Kontakt 7 Microtuning

HuChaaku
HuChaaku Member Posts: 1 Newcomer
edited February 19 in Kontakt

Well Native instruments removed micro tuning a fundamental function. Wonder is this end all be all. I would like them to add this feature back in a near future update.


Bummer

Comments

  • Gee_Flat
    Gee_Flat Member Posts: 906 Guru

    What a vague and obtuse comment. Explain.

    How is it fundamental? I never use it, or am I unaware that it's an underlying element in the instruments I use?

  • meru_es
    meru_es Member Posts: 1 Newcomer

    Explain.

    Microtonal is just as fundamental to microtonal music composers as a guitar is for rock bands.

    Regarding the OP, i assume they mean that Kontakt Factory Library 2 doesn't allow editing (presumably because Native UI is still in closed alpha), which incidentally makes it impossible to load the factory tuning scripts.

    How is it fundamental? 

    For anyone who relies on microtuning scripts (or any custom script at all for that matter), this is a major step backwards compared to the previous factory library (that is no longer obtainable from this website).

    While 12-tone Equal Temperament is prevalent in Western music today... Music from the Renaissance and Baroque eras used meantone temperaments. Other cultures around the globe use radically different tunings (see Maqam, Carnatic music, Gamelan). Electronic music has allowed a lot of microtonal experimentation, from Wendy Carlos through Aphex Twin to the likes of Dolores Catherino and Zhea Erose, there certainly is a "xenharmonic" music scene. There's also other contemporaneous composers like Jacob Collier using just intonation in subtler ways.

    In conclusion:

    I absolutely agree with OP, tuning is fundamental to music and lack of control over it is a bummer. Specially for an instrument that is meant to be an universal sampler.

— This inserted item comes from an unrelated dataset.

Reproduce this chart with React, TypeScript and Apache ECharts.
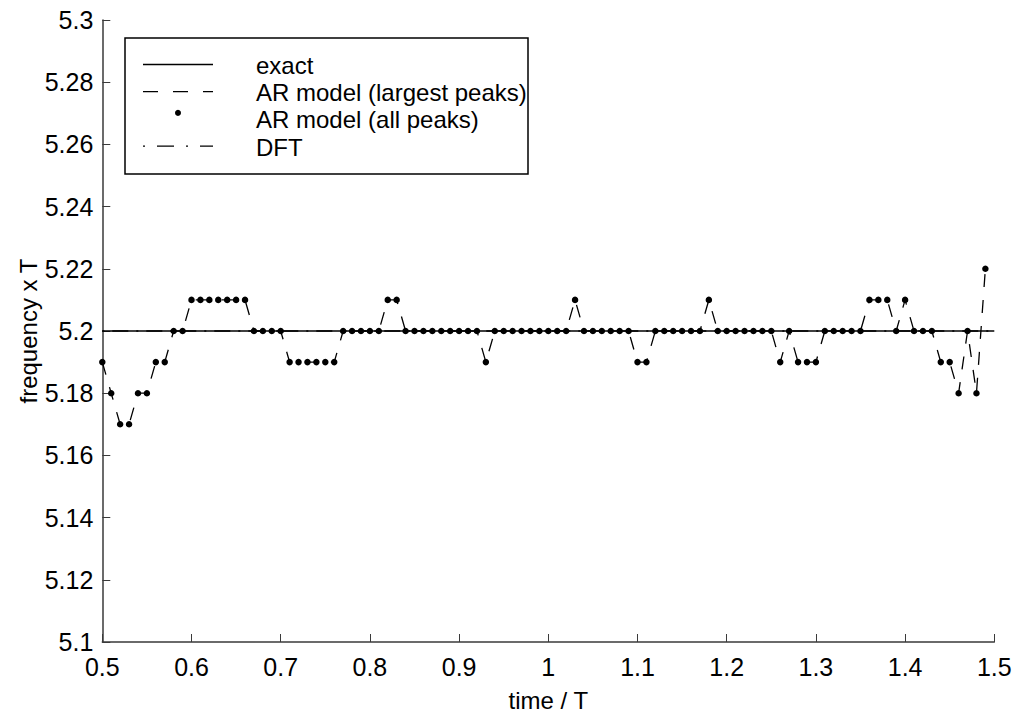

    This is a problem with the new factory library, and all the the libraries that cannot be edited at all. It also is a problem with the libraries where inserting the microtuning script stops the instrument from making sounds - the least thing a musician wants to do mid-session is debugging a script.

    I think microtonality (or in it's in absence, MPE to enable devices like Abletons' Microtuner and Bitwig's micropitch to work polyphonically) should be given more importance in the Kontakt ecosystem.

  • jwchamb
    jwchamb Member Posts: 2 Newcomer

    Tuning is a fascinating subject which seems to be largely ignored in Western music education. Did you ever wonder why there are 12 notes per octave? Why semitones are multiples of the 12th root of 2? Why the only interval that is perfectly in tune is the octave? Hint: not because it sounds good.

    The harmonic structure of a given instrument can be different for each pitch it produces, as well as being different from other instruments that are sounding at the same time. Microtuning allows access to a wider pallet of of colors of consonance and dissonance. Tuning for a particular harmonic setting can improve the character of a piece of music. For non-western instruments or samples of things that are not normally used as instruments, microtuning can give a more vibrant, authentic, real sound, whereas 12-tET sounds artificial, flat, muzak-like.

    Synthesizers and tuning software are actively being developed and available for download on the internet. Sadly NI seems to have chosen to remain ignorant of this aspect of music.

  • battaglia01
    battaglia01 Member Posts: 1 Newcomer

    It still seems to work here and I'm on NI 7. What has changed? Is the problem that the factory library doesn't let you use scripts?

    For those asking why this is important: gee I dunno, one reason is that not having it is a big "f you" to literally all of the Middle East? This isn't "niche" "experimental" music - go turn on Arab Idol and listen to what they're playing for a few minutes. Without microtuning support you literally can't play any of the music on there in Kontakt. Basically a giant middle finger to 400 million people who all grew up listening to this kind of stuff, and all the musicians from there.